Ficciones escondidas
Basada en un hecho real, la tercera película de Ben Affleck confirma aquello que se sostenía desde la primera: que es mucho mejor director que actor. Argo (2012) funciona como un mecanismo de relojería, aunque su patriotismo resulte un tanto irritante.
El 4 de noviembre de 1979 la reciente revolución iraní tomó como rehenes a los trabajadores de la embajada de los Estados Unidos en Teherán. Los militantes, enardecidos porque ese país había ofrecido asilo al depuesto Sha Reza Pahlevi, tomaron control del edificio e iniciaron un largo cautiverio para 52 norteamericanos. Ignoraban que seis de ellos habían logrado escapar y alojarse clandestinamente en la casa del embajador canadiense. A partir de aquí, la “historia oficial” daba cuenta de la operación “Argo”, lo suficientemente exitosa como para traerlos con vida.
Tras las más que interesantes Desapareció una noche (Gone baby gone, 2007) y Atracción Peligrosa (The town, 2010) Ben Affleck demuestra que sus capacidades como narrador cinematográfico siguen intactas, redoblando la apuesta al ingresar a un territorio más político y ambicioso, aunque no del todo convincente. En Argo trabaja de forma muy calibrada la tensión, la dialéctica entre campo y fuera de campo y la dirección de actores (hasta él mismo se luce actoralmente).
Affleck interpreta a Tony Mendez, agente de la CIA que es convocado por el gobierno para resolver la situación de los seis trabajadores de la embajada, con el único objetivo de que vuelvan a tierras estadounidenses. Tras varios planes de improbable efectividad (hacerlos pasar por maestros de idiomas cuando éstos estaban prohibidos en ese momento, por ejemplo), elije “el mejor plan entre los peores”: organizar el falso rodaje de una película llamada “Argo” y hacerlos pasar por productores, guionistas y directores de arte del film. Primero, él mismo debía llegar a territorio iraní en representación de una ficticia productora canadiense (“todos aman a los canadienses”, dice en un momento). Y luego, debía asesorarlos para que el retorno se haga efectivo. El plan, sabemos, funcionó, pues en aquel entonces proliferaban los films como Argo. Largometrajes que, intentando emular el éxito Star Wars, producían verdaderos engendros con alienígenas, héroes y princesas en remotas tierras desérticas.

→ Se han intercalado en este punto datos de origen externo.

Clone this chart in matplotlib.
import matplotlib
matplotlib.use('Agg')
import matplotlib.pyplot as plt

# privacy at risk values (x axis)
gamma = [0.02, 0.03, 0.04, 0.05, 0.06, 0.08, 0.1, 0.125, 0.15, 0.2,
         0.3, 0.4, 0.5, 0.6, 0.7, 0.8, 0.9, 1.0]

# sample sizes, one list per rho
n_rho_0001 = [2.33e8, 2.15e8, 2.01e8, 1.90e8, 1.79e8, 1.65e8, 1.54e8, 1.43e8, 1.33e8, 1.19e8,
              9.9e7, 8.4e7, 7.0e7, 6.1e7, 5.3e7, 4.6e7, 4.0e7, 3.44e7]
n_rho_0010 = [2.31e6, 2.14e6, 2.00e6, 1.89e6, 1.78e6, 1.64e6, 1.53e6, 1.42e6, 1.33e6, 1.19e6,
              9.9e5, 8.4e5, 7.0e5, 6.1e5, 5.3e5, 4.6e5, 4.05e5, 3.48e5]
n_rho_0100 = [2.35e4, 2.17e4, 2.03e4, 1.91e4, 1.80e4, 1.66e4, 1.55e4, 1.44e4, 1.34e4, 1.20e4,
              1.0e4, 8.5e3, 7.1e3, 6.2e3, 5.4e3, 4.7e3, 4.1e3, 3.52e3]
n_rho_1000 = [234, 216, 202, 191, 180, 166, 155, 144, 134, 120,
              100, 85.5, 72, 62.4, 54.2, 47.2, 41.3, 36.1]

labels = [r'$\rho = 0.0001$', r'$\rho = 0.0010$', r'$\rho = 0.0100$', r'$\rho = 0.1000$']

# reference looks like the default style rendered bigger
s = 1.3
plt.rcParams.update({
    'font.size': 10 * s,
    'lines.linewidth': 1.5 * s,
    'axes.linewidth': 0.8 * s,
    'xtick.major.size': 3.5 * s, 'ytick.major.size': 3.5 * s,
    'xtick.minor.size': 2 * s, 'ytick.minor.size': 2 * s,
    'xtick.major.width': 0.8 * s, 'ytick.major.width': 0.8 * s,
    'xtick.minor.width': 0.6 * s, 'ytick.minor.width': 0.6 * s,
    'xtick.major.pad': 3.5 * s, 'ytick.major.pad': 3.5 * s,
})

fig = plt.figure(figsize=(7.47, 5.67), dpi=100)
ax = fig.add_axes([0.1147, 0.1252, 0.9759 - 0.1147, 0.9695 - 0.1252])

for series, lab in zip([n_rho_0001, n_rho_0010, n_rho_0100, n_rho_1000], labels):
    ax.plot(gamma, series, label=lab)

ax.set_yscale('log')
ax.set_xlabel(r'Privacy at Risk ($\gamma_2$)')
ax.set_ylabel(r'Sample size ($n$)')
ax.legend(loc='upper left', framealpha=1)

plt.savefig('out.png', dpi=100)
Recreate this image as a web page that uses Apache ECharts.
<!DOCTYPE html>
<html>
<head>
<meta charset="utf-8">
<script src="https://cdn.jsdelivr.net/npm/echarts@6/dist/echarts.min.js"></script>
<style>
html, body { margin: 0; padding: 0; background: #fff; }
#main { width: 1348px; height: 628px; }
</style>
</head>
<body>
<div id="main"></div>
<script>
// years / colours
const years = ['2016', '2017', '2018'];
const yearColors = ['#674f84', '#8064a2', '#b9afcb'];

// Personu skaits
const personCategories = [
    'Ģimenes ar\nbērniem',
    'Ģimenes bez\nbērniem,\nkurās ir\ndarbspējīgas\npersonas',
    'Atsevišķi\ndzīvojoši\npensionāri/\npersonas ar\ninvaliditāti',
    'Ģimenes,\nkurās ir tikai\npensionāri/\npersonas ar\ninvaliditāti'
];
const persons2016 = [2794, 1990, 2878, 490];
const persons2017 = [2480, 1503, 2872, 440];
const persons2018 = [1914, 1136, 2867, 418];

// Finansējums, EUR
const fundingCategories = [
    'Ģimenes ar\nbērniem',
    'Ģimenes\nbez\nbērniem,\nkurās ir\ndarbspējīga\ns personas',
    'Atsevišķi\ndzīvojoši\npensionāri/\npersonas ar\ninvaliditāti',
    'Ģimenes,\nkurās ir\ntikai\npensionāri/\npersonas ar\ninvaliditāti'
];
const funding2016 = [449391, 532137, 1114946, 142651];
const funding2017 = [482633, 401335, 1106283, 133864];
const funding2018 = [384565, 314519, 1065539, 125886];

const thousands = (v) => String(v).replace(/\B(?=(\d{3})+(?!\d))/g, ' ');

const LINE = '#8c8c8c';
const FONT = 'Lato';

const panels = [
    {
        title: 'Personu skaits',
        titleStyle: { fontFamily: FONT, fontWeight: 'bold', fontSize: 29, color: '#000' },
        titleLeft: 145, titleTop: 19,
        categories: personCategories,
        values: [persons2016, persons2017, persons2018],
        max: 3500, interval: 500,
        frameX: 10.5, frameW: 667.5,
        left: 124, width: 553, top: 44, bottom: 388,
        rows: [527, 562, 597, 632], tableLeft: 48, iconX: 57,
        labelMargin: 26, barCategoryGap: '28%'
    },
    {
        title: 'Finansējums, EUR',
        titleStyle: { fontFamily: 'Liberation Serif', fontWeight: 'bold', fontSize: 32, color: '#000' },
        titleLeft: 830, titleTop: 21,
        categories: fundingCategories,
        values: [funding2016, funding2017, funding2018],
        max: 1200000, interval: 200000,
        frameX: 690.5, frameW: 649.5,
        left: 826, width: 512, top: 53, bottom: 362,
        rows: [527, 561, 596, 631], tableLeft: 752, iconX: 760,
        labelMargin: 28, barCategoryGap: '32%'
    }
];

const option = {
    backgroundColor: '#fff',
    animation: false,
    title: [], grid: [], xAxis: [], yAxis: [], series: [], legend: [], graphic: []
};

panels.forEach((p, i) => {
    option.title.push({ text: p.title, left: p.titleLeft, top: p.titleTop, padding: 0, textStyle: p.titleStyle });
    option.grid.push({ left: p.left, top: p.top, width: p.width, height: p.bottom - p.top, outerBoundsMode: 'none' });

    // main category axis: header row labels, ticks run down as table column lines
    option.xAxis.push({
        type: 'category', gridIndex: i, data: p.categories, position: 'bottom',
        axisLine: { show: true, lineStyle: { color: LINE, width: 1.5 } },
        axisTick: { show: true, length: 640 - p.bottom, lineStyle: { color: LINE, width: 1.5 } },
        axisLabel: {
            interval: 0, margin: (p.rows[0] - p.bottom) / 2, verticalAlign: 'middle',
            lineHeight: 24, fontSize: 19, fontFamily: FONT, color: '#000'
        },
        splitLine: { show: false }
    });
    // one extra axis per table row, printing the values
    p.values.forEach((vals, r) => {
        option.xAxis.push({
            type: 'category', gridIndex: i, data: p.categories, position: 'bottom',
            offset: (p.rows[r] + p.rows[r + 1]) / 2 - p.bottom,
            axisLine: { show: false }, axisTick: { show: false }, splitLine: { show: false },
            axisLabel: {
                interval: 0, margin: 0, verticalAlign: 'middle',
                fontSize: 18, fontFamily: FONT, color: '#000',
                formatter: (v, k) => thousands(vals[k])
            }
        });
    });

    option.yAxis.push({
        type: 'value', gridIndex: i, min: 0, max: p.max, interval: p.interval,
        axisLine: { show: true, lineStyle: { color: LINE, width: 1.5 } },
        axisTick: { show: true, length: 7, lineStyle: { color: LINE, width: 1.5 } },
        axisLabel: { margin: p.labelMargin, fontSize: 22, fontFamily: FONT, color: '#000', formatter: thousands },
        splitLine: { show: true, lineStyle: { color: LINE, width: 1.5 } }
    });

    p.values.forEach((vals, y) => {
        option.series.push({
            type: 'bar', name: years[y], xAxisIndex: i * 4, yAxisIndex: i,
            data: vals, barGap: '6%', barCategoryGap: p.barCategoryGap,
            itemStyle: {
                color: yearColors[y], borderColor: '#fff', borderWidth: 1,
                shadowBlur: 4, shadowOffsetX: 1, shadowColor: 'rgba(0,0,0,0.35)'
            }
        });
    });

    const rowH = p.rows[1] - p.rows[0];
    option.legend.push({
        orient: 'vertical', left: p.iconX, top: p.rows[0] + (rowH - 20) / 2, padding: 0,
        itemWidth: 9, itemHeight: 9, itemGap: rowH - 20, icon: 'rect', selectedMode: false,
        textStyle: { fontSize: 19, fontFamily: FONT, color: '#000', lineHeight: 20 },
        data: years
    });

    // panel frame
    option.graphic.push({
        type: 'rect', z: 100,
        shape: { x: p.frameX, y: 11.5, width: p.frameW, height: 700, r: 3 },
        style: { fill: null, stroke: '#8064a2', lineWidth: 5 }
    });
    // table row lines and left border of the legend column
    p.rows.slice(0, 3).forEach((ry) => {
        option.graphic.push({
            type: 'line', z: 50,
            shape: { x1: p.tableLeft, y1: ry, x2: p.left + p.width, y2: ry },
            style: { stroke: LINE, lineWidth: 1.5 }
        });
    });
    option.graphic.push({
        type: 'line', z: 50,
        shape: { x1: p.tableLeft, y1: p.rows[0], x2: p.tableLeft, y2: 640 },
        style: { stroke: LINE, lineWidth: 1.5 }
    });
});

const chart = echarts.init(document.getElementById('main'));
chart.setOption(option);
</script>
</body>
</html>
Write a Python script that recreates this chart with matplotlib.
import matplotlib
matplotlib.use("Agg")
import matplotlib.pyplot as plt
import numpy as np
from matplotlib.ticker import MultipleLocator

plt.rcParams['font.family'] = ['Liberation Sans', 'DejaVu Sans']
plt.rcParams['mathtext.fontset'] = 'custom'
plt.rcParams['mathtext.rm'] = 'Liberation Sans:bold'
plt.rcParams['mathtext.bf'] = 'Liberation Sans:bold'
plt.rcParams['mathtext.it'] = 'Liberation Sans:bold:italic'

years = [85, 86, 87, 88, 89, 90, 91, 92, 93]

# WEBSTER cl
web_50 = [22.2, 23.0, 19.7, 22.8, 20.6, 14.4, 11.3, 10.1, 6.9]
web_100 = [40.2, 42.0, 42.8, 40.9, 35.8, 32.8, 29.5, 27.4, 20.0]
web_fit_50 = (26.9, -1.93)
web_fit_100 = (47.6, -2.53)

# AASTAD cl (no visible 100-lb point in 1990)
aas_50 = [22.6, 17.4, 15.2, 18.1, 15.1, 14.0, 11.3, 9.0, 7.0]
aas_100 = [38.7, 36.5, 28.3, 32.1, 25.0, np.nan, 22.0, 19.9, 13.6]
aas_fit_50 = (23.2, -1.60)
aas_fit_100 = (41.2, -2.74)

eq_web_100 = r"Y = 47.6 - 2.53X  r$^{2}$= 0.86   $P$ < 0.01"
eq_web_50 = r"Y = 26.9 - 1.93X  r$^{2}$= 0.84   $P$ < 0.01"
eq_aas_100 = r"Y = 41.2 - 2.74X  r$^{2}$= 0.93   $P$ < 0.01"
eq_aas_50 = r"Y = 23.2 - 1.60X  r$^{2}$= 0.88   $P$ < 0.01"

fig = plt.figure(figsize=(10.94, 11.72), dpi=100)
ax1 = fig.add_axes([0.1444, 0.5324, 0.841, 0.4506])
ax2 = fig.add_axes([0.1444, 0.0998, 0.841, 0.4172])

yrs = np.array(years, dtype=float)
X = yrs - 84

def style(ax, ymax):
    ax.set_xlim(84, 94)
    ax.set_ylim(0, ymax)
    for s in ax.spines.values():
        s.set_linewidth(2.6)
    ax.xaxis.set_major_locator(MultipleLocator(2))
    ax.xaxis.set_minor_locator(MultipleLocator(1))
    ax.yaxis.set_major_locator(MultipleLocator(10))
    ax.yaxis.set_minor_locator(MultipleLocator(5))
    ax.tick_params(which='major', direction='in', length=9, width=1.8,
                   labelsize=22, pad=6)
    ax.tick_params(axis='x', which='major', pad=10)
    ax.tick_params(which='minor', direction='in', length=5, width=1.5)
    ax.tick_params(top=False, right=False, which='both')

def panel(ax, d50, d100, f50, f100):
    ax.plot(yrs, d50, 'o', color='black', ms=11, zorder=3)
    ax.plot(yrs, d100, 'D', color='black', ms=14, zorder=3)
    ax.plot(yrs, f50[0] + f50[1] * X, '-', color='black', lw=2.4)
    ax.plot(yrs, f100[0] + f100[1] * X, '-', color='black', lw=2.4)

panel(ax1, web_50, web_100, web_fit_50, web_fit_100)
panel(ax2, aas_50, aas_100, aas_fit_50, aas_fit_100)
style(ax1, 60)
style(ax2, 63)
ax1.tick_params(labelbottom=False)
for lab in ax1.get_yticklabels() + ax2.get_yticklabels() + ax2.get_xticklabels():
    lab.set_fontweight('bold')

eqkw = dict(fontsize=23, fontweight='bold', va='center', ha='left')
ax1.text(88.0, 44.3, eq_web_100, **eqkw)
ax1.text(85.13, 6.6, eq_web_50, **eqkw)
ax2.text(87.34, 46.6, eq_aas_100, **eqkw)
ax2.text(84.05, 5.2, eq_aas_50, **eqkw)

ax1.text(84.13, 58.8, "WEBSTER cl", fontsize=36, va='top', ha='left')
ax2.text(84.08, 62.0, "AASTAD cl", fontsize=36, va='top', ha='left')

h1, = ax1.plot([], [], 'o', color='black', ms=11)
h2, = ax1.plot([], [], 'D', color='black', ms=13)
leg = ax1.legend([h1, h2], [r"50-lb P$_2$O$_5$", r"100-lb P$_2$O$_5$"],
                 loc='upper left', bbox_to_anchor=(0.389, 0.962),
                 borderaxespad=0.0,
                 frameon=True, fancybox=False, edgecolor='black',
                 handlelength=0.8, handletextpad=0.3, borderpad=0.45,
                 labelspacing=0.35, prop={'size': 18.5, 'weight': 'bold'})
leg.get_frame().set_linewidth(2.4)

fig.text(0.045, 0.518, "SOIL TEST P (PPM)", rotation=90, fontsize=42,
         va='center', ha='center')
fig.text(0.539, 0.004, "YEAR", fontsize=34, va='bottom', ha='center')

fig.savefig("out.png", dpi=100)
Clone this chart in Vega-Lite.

Para dicha empresa contacta a dos productores (Alan Arkin y John Goodman, que iluminan cada fotograma), quienes lo ayudan a poner en funcionamiento tamaño delirio. Delirio que, por otra parte, el film explora con detenimiento. Más allá de que lo eminentemente político sea el “trasfondo” de la película (el comienzo, explicando con animaciones lo que había ocurrido en Irán, es indicio de lo lateral que es este asunto), la verdadera cuestión política de Argo pasa por mostrar la cocina del espectáculo cinematográfico. Una “cocina” que tiene varios puntos de contacto con el gobierno de Estados Unidos, a tal punto que podría pensarse a la historia norteamericana como la historia de las elipsis, las puestas en escena y la construcciones de heroísmos varios. En las secuencias que van hacia esta dirección, Affleck obvia el patrioterismo por momentos ramplón que le resta inteligencia a su relato y consigue algo más que un entretenimiento.
Argo propone una dialéctica entre ficción e historia, pero no se anima demasiado a profundizar sobre cómo esa historia está empapada de una ficción aún mayor, que es la construcción de cierto tipo de heroicidad norteamericana que, lejos de haber producido actos humanitarios, ha condensado lo peor de la política moderna. En algunas secuencias o elecciones del guión, en cambio, cierto matiz “fabulesco” obtura esa omisión e invita a interpretar al film como un ritual de pasaje en donde Mendez, un hombre común, consigue transpolar un imaginario infantil para reconstruir su imagen en un mundo que le es hostil. No por nada, lo que subyace a la trama central es la historia de un padre que no vive con su hijo (está “distanciado” geográfica y emocionalmente de su esposa). Si algo ha producido la iconografía de ese cine que Argo (el proyecto de la CIA) imitó, es precisamente la ilusión de que la infancia está allí, tan solo con estirar la mano y tomar un juguete que amamos. Y dejarnos llevar a un mundo de aventuras mucho menos terrible que aquel en el que vivimos.